Politicians have accused both Fagor and Mondragon of doing too little, too 
late. Mondragon’s managers continue to defend the worker-ownership model, and 
insist that the bulk of the group’s operations are competitive. It employs 
80,000 people in 27 countries in businesses that range from finance to car 
parts to high-end bicycles. The group’s most senior manager earns no more than 
eight times the lowest-paid worker in the co-operative.

Fagor, with 5,600 workers, is a relatively small part of the whole.
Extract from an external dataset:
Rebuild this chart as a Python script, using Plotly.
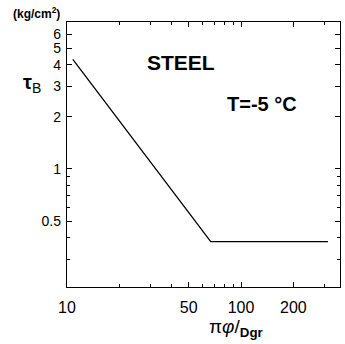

Even so, Mr 
Treviño warns that its fall “will have an uncontrollable domino effect on the 
rest of the group with major social implications.” He believes Fagor’s 
liquidation would create a €480m hole at Mondragon, including inter-group loans 
and payments the group’s insurance arm would have to make on Fagor workers’ 
unemployment policies. Mondragon has promised to find new jobs or offer 
early-retirement terms for as many as it can of Fagor’s Spanish workers, but 
this is a tall order in a country with 27% unemployment. Besides their jobs, 
workers stand to lose the money they had invested in the co-op if it is 
liquidated.

Britain’s even older co-operative movement (founded in 1844 and nominally owned 
by its customers rather than its employees) is undergoing a similarly harsh 
encounter with economic realities. Its banking arm, hit by huge bad debts after 
taking over another mutual lender, is having to bring in American hedge funds 
as outside shareholders, because its parent movement was unable to rescue it 
alone. The co-operative model has its virtues, but there are times when those 
nasty, money-obsessed capitalists have their uses too.